Pilot Signal Design and Direct Ranging Methods for Radio Localization Using OFDM Systems

Having accurate localization capability is becoming important for existing and future terrestrial wireless communication systems, in particular for orthogonal frequency-division multiplexing (OFDM) systems, such as WiMAX, wireless local area network, long-term evolution (LTE) and its extension LTE-Advanced. To obtain accurate position estimates, not only advanced estimation algorithms are needed but also the transmitted signals should be scrutinized. In this dissertation, we investigate how to design OFDM pilot signals and propose and evaluate high accuracy ranging techniques with tractable computational complexity for localization.

We first employ an important tool from radar theory, the ambiguity function, to assess the accuracy of joint delay and Doppler shift estimation using a certain pilot signal.
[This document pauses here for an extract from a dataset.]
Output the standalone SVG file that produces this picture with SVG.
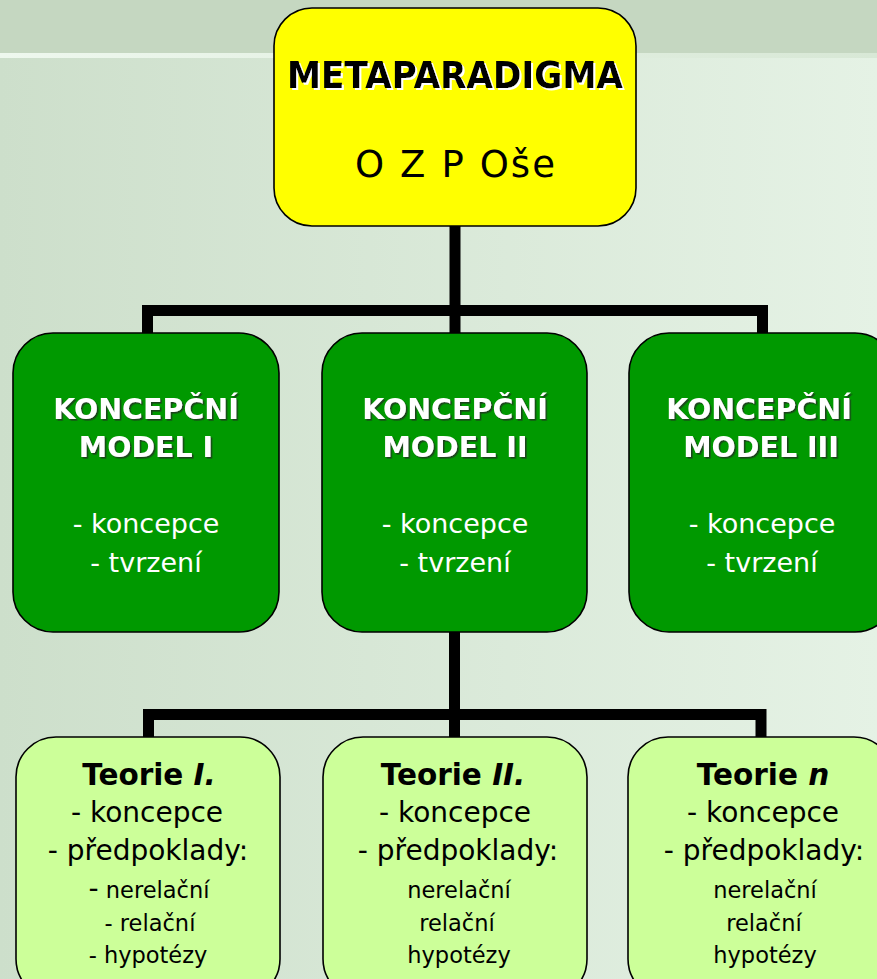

Accordingly, an optimal pilot signal should lead to an ambiguity function with a narrow main-lobe and low side-lobes. It is found that the equispaced and equipowered pilot signal (as used in LTE) results in an ambiguity function with high side-lobes. We propose to use the Cram\'{e}r-Rao bound in combination with the normalized side-lobe level (NSL) of the ambiguity function as figures of merit to devise the pilot signals. We then formulate the pilot signal design problem as a constrained optimization problem for which we propose a genetic algorithm to compute close-to-optimal solutions. The proposed method is a sound choice in a single-path scenario and a multi-path scenario with separable path components.

For scenarios where the number of path components is unknown and these components are not necessary separable, we propose a direct ranging technique using the received frequency-domain OFDM pilot signals. Compared to conventional (two-step) ranging methods, which estimate intermediate parameters such as the received signal strength, time-of-arrival, and biases introduced by non-line-of-sight (NLOS) propagation, etc., the direct ranging approach estimates the range from the received signal in one-step. This approach has the merit that it avoids LOS and first-path detection problems, the requirement of knowing the number of path components and it relaxes the separability condition of the path components. Employing a point process formulated channel model, which allows us to compute the necessary moments of the received signal, we propose and evaluate non-Bayesian and Bayesian range estimators. We show by means of Monte Carlo simulations that the proposed estimators, while exhibiting a tractable computational complexity, yield a significant ranging accuracy gain as compared to the non-coherent correlator-based estimator.